I was looking at this problem from Hoffman's book. It states that given a conjugation $J$ on a complex vector space $V$ and $f$ a inner product on the set $W = \{x \in V: Jx = x\}$ there is a unique inner product $g$ on $V$ such that $g(a,b) = f(a,b)$ for $a,b \in W$. (a conjugation is a function such that $J(a+b) = J(a) + J(b)$ and $J(ca) = \overline {c}J(a)$ )
I understand that given $z \in V$ we can represent $z$ as $z = x+iy$ with $x,y \in W$. But, how should I proceed with this problem? Should I be thinking on Matrix representation of inner products?

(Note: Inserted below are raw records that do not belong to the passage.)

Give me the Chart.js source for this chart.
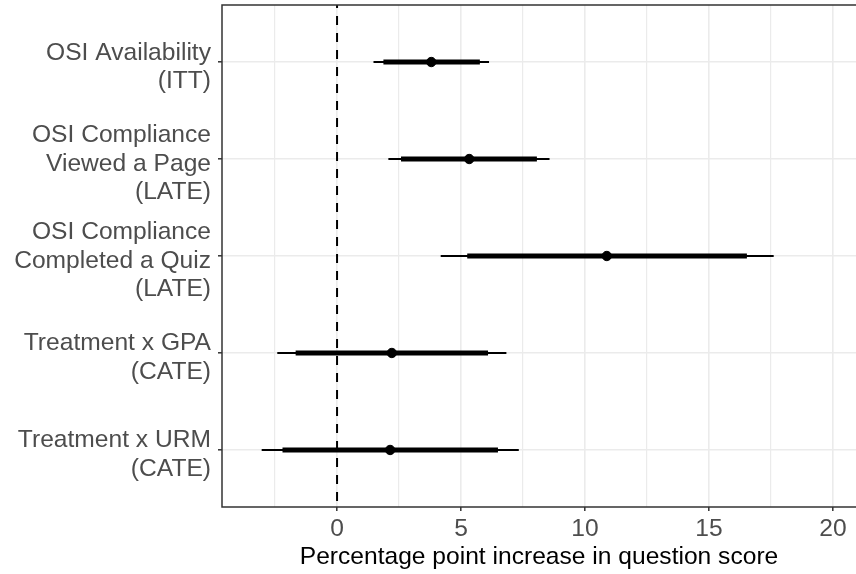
<!DOCTYPE html>
<html>
<head>
<meta charset="utf-8">
<script src="https://cdn.jsdelivr.net/npm/chart.js@4.4.1/dist/chart.umd.min.js"></script>
<style>
  html, body { margin: 0; padding: 0; background: #fff; }
  #wrap { width: 856px; height: 574px; }
</style>
</head>
<body>
<div id="wrap"><canvas id="myChart"></canvas></div>
<script>
// righe del grafico (dall'alto in basso)
const etichette = [
  ["OSI Availability", "(ITT)"],
  ["OSI Compliance", "Viewed a Page", "(LATE)"],
  ["OSI Compliance", "Completed a Quiz", "(LATE)"],
  ["Treatment x GPA", "(CATE)"],
  ["Treatment x URM", "(CATE)"],
];
const stima = [3.80, 5.33, 10.88, 2.21, 2.14];
const internoMin = [1.87, 2.58, 5.25, -1.67, -2.20];
const internoMax = [5.76, 8.06, 16.53, 6.09, 6.49];
const esternoMin = [1.47, 2.07, 4.18, -2.41, -3.04];
const esternoMax = [6.13, 8.57, 17.61, 6.83, 7.33];
const tickX = [-2.5, 0, 2.5, 5, 7.5, 10, 12.5, 15, 17.5, 20];
const etichetteX = [0, 5, 10, 15, 20];

const font = "'Liberation Sans', Arial, Helvetica, sans-serif";

// segmenti orizzontali, separati da un punto vuoto
function segmenti(min, max) {
  return min.flatMap((lo, i) => [
    { x: lo, y: i + 1 },
    { x: max[i], y: i + 1 },
    { x: NaN, y: NaN },
  ]);
}

const punti = stima.map((v, i) => ({ x: v, y: i + 1 }));

// bordo del pannello (sopra, sinistra, sotto)
const bordoPannello = {
  id: "bordoPannello",
  afterDraw(chart) {
    const { ctx, chartArea: a } = chart;
    ctx.save();
    ctx.strokeStyle = "#333333";
    ctx.lineWidth = 1.5;
    ctx.beginPath();
    ctx.moveTo(a.right + 2, a.top);
    ctx.lineTo(a.left, a.top);
    ctx.lineTo(a.left, a.bottom);
    ctx.lineTo(a.right + 2, a.bottom);
    ctx.stroke();
    ctx.restore();
  },
};

const config = {
  type: "scatter",
  data: {
    datasets: [
      {
        data: punti,
        backgroundColor: "#000000",
        borderColor: "#000000",
        pointRadius: 4.7,
        order: 0,
      },
      {
        data: segmenti(internoMin, internoMax),
        showLine: true,
        spanGaps: false,
        borderColor: "#000000",
        borderWidth: 5,
        borderCapStyle: "butt",
        pointRadius: 0,
        order: 1,
      },
      {
        data: segmenti(esternoMin, esternoMax),
        showLine: true,
        spanGaps: false,
        borderColor: "#000000",
        borderWidth: 2,
        borderCapStyle: "butt",
        pointRadius: 0,
        order: 2,
      },
      {
        // linea tratteggiata sullo zero
        data: [{ x: 0, y: 0 }, { x: 0, y: 6 }],
        showLine: true,
        borderColor: "#000000",
        borderWidth: 2,
        borderDash: [9, 8],
        pointRadius: 0,
        order: 3,
      },
    ],
  },
  options: {
    responsive: true,
    maintainAspectRatio: false,
    animation: false,
    layout: {
      autoPadding: false,
      padding: { top: 5, right: 0, left: 0, bottom: 0 },
    },
    plugins: {
      legend: { display: false },
      tooltip: { enabled: false },
    },
    scales: {
      x: {
        type: "linear",
        min: -4.64,
        max: 20.93,
        afterBuildTicks: (axis) => {
          axis.ticks = tickX.map((v) => ({ value: v }));
        },
        afterFit: (axis) => {
          axis.height = 67;
          axis.paddingLeft = 0;
          axis.paddingRight = 0;
        },
        border: { display: false },
        grid: {
          color: "#EBEBEB",
          lineWidth: (c) => (etichetteX.includes(c.tick.value) ? 1.6 : 1.2),
          tickColor: (c) =>
            etichetteX.includes(c.tick.value) ? "#333333" : "rgba(0,0,0,0)",
          tickLength: 4,
          tickWidth: 1.5,
        },
        ticks: {
          color: "#4D4D4D",
          font: { family: font, size: 24.6 },
          padding: 3,
          maxRotation: 0,
          autoSkip: false,
          callback: (v) => (etichetteX.includes(v) ? String(v) : ""),
        },
        title: {
          display: true,
          text: "Percentage point increase in question score",
          color: "#000000",
          font: { family: font, size: 24.6 },
          padding: { top: 0, bottom: 2 },
        },
      },
      y: {
        type: "linear",
        reverse: true,
        min: 0.412,
        max: 5.588,
        afterBuildTicks: (axis) => {
          axis.ticks = etichette.map((l, i) => ({ value: i + 1 }));
        },
        afterFit: (axis) => {
          axis.width = 222;
          axis.paddingTop = 0;
          axis.paddingBottom = 0;
        },
        border: { display: false },
        grid: {
          color: "#EBEBEB",
          lineWidth: 1.6,
          tickColor: "#333333",
          tickLength: 4,
          tickWidth: 1.5,
        },
        ticks: {
          color: "#4D4D4D",
          font: { family: font, size: 24.6, lineHeight: 1.16 },
          padding: 7,
          labelOffset: 5,
          autoSkip: false,
          callback: (v) => etichette[v - 1],
        },
      },
    },
  },
  plugins: [bordoPannello],
};

const myChart = new Chart(document.getElementById("myChart"), config);
</script>
</body>
</html>
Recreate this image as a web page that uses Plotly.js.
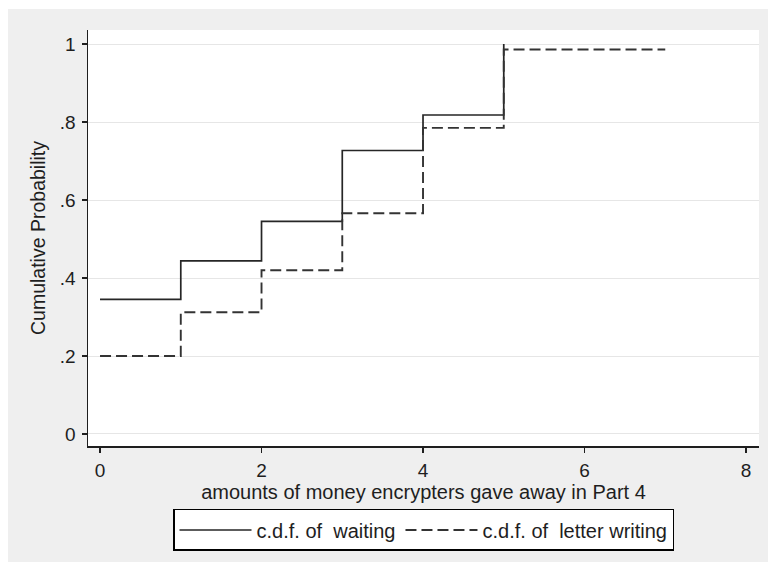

Moreover, once that unique inner product is found, how that relates the standard inner product on $\mathbb R^n$ and $\mathbb C^n$? Thanks in advance.

Answer 1

Say $z = x+iy$ and $z' = x'+iy'$ where $x,y,x',y' \in W$. For $g$ to be an inner product we had better have $$ \begin{split} g(z,z') &= g(x+iy,x'+iy') \\ &= g(x,x')+g(x,iy')+g(iy,x')+g(iy,iy') \\ &= g(x,x')+ig(x,y')+ig(y,x')+i^2g(y,y') \\ &= (f(x,x')-f(y,y'))+i(f(x,y')+f(y,x')) \end{split} $$ which determines $g$ and shows it's unique. I leave it to you to show $g$ defined thus is bilinear. (Here I have presumed that by "inner product" you mean a linear inner product, as opposed to, say, a Hermitian inner product. If you wanted Hermitian, then modify the above with appropriate $\overline{i}=-i$ where needed.)

The standard inner product on $\mathbb{C}^n$ is this, with $J$ given by the standard conjugation. I don't know what to say for $\mathbb{R}^n$.